## What the task asks
Extract, exactly, the lines from the line containing "Recreate this image" to the line containing "-87, -89, -90, -93, -98, -105]", with both lines included and any pictures left out.

## Supplied material
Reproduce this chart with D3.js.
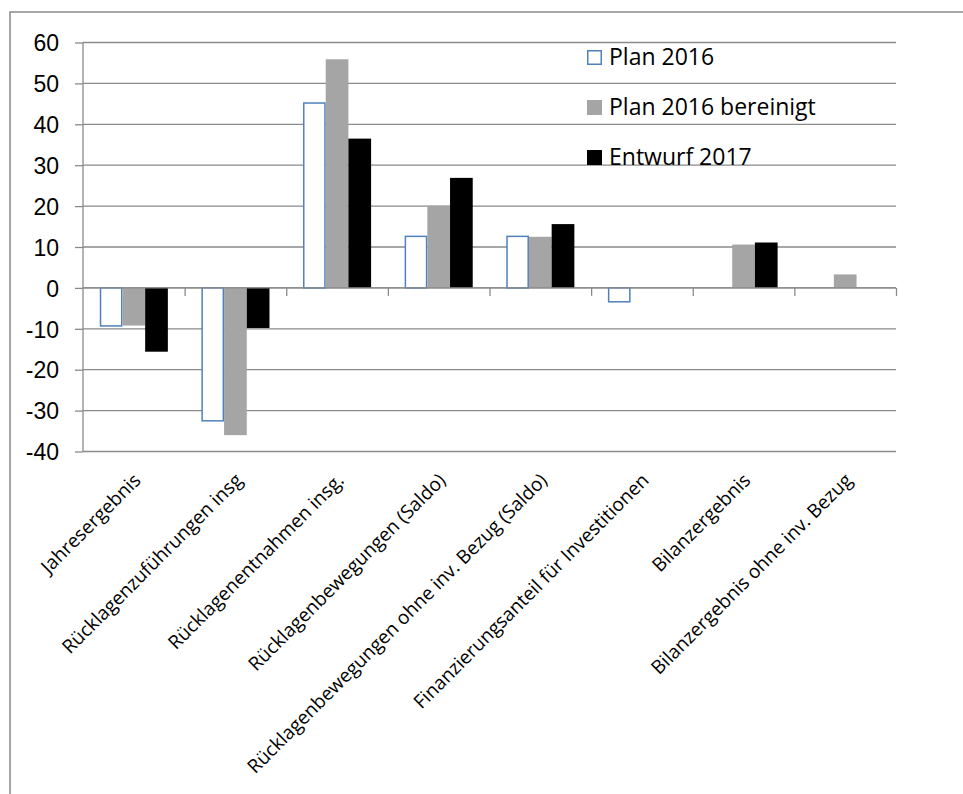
<!DOCTYPE html>
<html>
<head>
<meta charset="utf-8">
<script src="https://cdn.jsdelivr.net/npm/d3@7/dist/d3.min.js"></script>
<style>
  body { margin: 0; background: #fff; }
  svg { display: block; font-family: "Open Sans", sans-serif; }
  .grid line { stroke: #8a8a8a; stroke-width: 1.3; }
  .axis path, .axis line { stroke: #8a8a8a; stroke-width: 1.3; }
  .axis text { fill: #000; }
</style>
</head>
<body>
<svg width="963" height="794"></svg>
<script>
// categories and series
var categories = [
  "Jahresergebnis",
  "Rücklagenzuführungen insg",
  "Rücklagenentnahmen insg.",
  "Rücklagenbewegungen (Saldo)",
  "Rücklagenbewegungen ohne inv. Bezug (Saldo)",
  "Finanzierungsanteil für Investitionen",
  "Bilanzergebnis",
  "Bilanzergebnis ohne inv. Bezug"
];
var seriesNames = ["Plan 2016", "Plan 2016 bereinigt", "Entwurf 2017"];
var plan2016 = [-9.3, -32.5, 45.2, 12.6, 12.6, -3.4, 0, 0];
var plan2016Bereinigt = [-9.2, -36.0, 55.9, 20.1, 12.5, 0, 10.6, 3.3];
var entwurf2017 = [-15.6, -9.8, 36.5, 26.9, 15.6, 0, 11.1, 0];
var yTicks = [-40, -30, -20, -10, 0, 10, 20, 30, 40, 50, 60];

var seriesValues = [plan2016, plan2016Bereinigt, entwurf2017];
var fills = ["#ffffff", "#a5a5a5", "#000000"];
var strokes = ["#4f81bd", "none", "none"];

var svg = d3.select("svg");

// outer frame
svg.append("path")
    .attr("d", "M10,794 V12 H963")
    .attr("fill", "none")
    .attr("stroke", "#8a8a8a")
    .attr("stroke-width", 1.5);

var margin = {left: 83, top: 42.5},
    width = 896 - 83,
    height = 451.5 - 42.5;

var g = svg.append("g").attr("transform", "translate(" + margin.left + "," + margin.top + ")");

var y = d3.scaleLinear().domain([-40, 60]).range([height, 0]);
var x0 = d3.scaleBand().domain(categories).range([0, width]).paddingInner(0.33).paddingOuter(0.165);
var x1 = d3.scaleBand().domain(seriesNames).range([0, x0.bandwidth()]);

// gridlines
g.append("g")
    .attr("class", "grid")
    .selectAll("line")
    .data(yTicks)
    .enter().append("line")
    .attr("x1", 0)
    .attr("x2", width)
    .attr("y1", function(d) { return y(d); })
    .attr("y2", function(d) { return y(d); });

// y axis
var yAxis = g.append("g")
    .attr("class", "axis")
    .call(d3.axisLeft(y).tickValues(yTicks).tickSize(8).tickPadding(16)
        .tickFormat(function(d) { return String(d); }));
yAxis.select(".domain").attr("d", "M0," + y(60) + "V" + y(-40));
yAxis.selectAll("text").style("font-size", "23px").attr("dy", "0.36em");

// bars
var groups = g.selectAll(".cat")
    .data(categories)
    .enter().append("g")
    .attr("transform", function(d) { return "translate(" + x0(d) + ",0)"; });

groups.selectAll("rect")
    .data(function(d, i) {
        return seriesNames.map(function(s, k) { return {s: s, k: k, v: seriesValues[k][i]}; });
    })
    .enter().append("rect")
    .filter(function(d) { return d.v !== 0; })
    .attr("x", function(d) { return x1(d.s) + (d.k === 0 ? 0.75 : 0); })
    .attr("width", function(d) { return x1.bandwidth() - (d.k === 0 ? 1.5 : 0); })
    .attr("y", function(d) { return y(Math.max(0, d.v)); })
    .attr("height", function(d) { return Math.abs(y(d.v) - y(0)); })
    .attr("fill", function(d) { return fills[d.k]; })
    .attr("stroke", function(d) { return strokes[d.k]; })
    .attr("stroke-width", 1.5);

// x axis at zero with ticks between categories
var xb = d3.scaleLinear().domain([0, categories.length]).range([0, width]);
var xAxis = g.append("g")
    .attr("class", "axis")
    .attr("transform", "translate(0," + y(0) + ")")
    .call(d3.axisBottom(xb).ticks(categories.length).tickSize(8).tickFormat(""));
xAxis.selectAll(".tick").filter(function(d) { return d === 0; }).remove();
xAxis.select(".domain").attr("d", "M0,0H" + width);

// category labels, rotated
g.append("g")
    .selectAll("text")
    .data(categories)
    .enter().append("text")
    .attr("transform", function(d) {
        return "translate(" + (x0(d) + x0.bandwidth() / 2 + 8) + "," + (height + 30) + ") rotate(-45)";
    })
    .attr("text-anchor", "end")
    .style("font-size", "19px")
    .text(function(d) { return d; });

// legend
var legend = svg.append("g").attr("transform", "translate(587,50)");
var item = legend.selectAll("g")
    .data(seriesNames)
    .enter().append("g")
    .attr("transform", function(d, i) { return "translate(0," + i * 50 + ")"; });
item.append("rect")
    .attr("x", function(d, i) { return i === 0 ? 0.75 : 0; })
    .attr("y", function(d, i) { return i === 0 ? 0.75 : 0; })
    .attr("width", function(d, i) { return i === 0 ? 13.5 : 15; })
    .attr("height", function(d, i) { return i === 0 ? 13.5 : 15; })
    .attr("fill", function(d, i) { return fills[i]; })
    .attr("stroke", function(d, i) { return strokes[i]; })
    .attr("stroke-width", 1.5);
item.append("text")
    .attr("x", 22)
    .attr("y", 15)
    .style("font-size", "23px")
    .text(function(d) { return d; });
</script>
</body>
</html>
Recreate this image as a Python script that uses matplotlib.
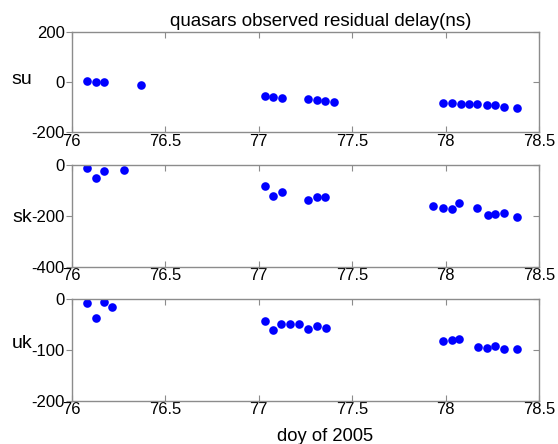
import matplotlib.pyplot as plt
from matplotlib.ticker import FormatStrFormatter

plt.rcParams['font.family'] = ['Liberation Sans', 'DejaVu Sans']

# ---------- data (day of year 2005, residual delay in ns) ----------
su_day = [76.083, 76.128, 76.174, 76.370, 77.034, 77.079, 77.124, 77.264,
          77.311, 77.357, 77.403, 77.987, 78.033, 78.080, 78.124, 78.169,
          78.224, 78.267, 78.311, 78.381]
su_val = [3, 1, -1, -12, -57, -58, -63, -69, -73, -77, -80, -83, -85, -86,
          -87, -89, -90, -93, -98, -105]

sk_day = [76.084, 76.128, 76.173, 76.280, 77.035, 77.077, 77.125, 77.264,
          77.311, 77.357, 77.932, 77.987, 78.035, 78.074, 78.169, 78.226,
          78.267, 78.311, 78.381]
sk_val = [-12, -50, -24, -21, -83, -123, -105, -139, -125, -127, -163, -168,
          -174, -151, -169, -195, -191, -190, -205]

uk_day = [76.084, 76.128, 76.173, 76.217, 77.035, 77.077, 77.122, 77.168,
          77.216, 77.266, 77.311, 77.359, 77.987, 78.035, 78.074, 78.171,
          78.222, 78.267, 78.311, 78.381]
uk_val = [-7, -37, -6, -16, -43, -60, -48, -49, -49, -59, -52, -57, -83, -80,
          -78, -95, -96, -93, -99, -98]

names = ['su', 'sk', 'uk']
days = [su_day, sk_day, uk_day]
vals = [su_val, sk_val, uk_val]
ylims = [(-200, 200), (-400, 0), (-200, 0)]
yticks = [[-200, 0, 200], [-400, -200, 0], [-200, -100, 0]]
xticks = [76, 76.5, 77, 77.5, 78, 78.5]

# axes boxes in figure fraction [left, bottom, width, height]
boxes = [[0.1285, 0.702, 0.8375, 0.2266],
         [0.1285, 0.3994, 0.8375, 0.229],
         [0.1285, 0.0975, 0.8375, 0.2284]]
label_y = [0.52, 0.479, 0.569]

fig = plt.figure(figsize=(5.58, 4.44), dpi=100)
axes = []
for k in range(3):
    ax = fig.add_axes(boxes[k])
    ax.plot(days[k], vals[k], 'o', color='#0000ff', markersize=6.2,
            markeredgewidth=0)
    ax.set_xlim(76, 78.5)
    ax.set_ylim(*ylims[k])
    ax.set_xticks(xticks)
    ax.set_yticks(yticks[k])
    ax.xaxis.set_major_formatter(FormatStrFormatter('%g'))
    ax.yaxis.set_major_formatter(FormatStrFormatter('%g'))
    for sp in ax.spines.values():
        sp.set_color('#8c8c8c')
        sp.set_linewidth(1.0)
    ax.tick_params(axis='x', direction='in', top=True, length=4,
                   color='#8c8c8c', labelsize=12, pad=1)
    ax.tick_params(axis='y', direction='out', length=4,
                   color='#8c8c8c', labelsize=12, pad=1)
    sec = ax.secondary_yaxis('right')
    sec.set_yticks(yticks[k])
    sec.tick_params(direction='in', length=4, color='#8c8c8c', labelright=False)
    sec.spines['right'].set_visible(False)
    ax.set_ylabel(names[k], rotation=0, fontsize=14, va='center', ha='center')
    ax.yaxis.set_label_coords(-0.106, label_y[k])
    axes.append(ax)

axes[0].set_title('quasars observed residual delay(ns)', fontsize=13.5,
                  x=0.533, pad=4)
axes[2].set_xlabel('doy of 2005', fontsize=13.2, labelpad=2)
axes[2].xaxis.set_label_coords(0.543, -0.27)

fig.savefig('out.png', dpi=100)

## Exercise result
Recreate this image as a Python script that uses matplotlib.
import matplotlib.pyplot as plt
from matplotlib.ticker import FormatStrFormatter

plt.rcParams['font.family'] = ['Liberation Sans', 'DejaVu Sans']

# ---------- data (day of year 2005, residual delay in ns) ----------
su_day = [76.083, 76.128, 76.174, 76.370, 77.034, 77.079, 77.124, 77.264,
          77.311, 77.357, 77.403, 77.987, 78.033, 78.080, 78.124, 78.169,
          78.224, 78.267, 78.311, 78.381]
su_val = [3, 1, -1, -12, -57, -58, -63, -69, -73, -77, -80, -83, -85, -86,
          -87, -89, -90, -93, -98, -105]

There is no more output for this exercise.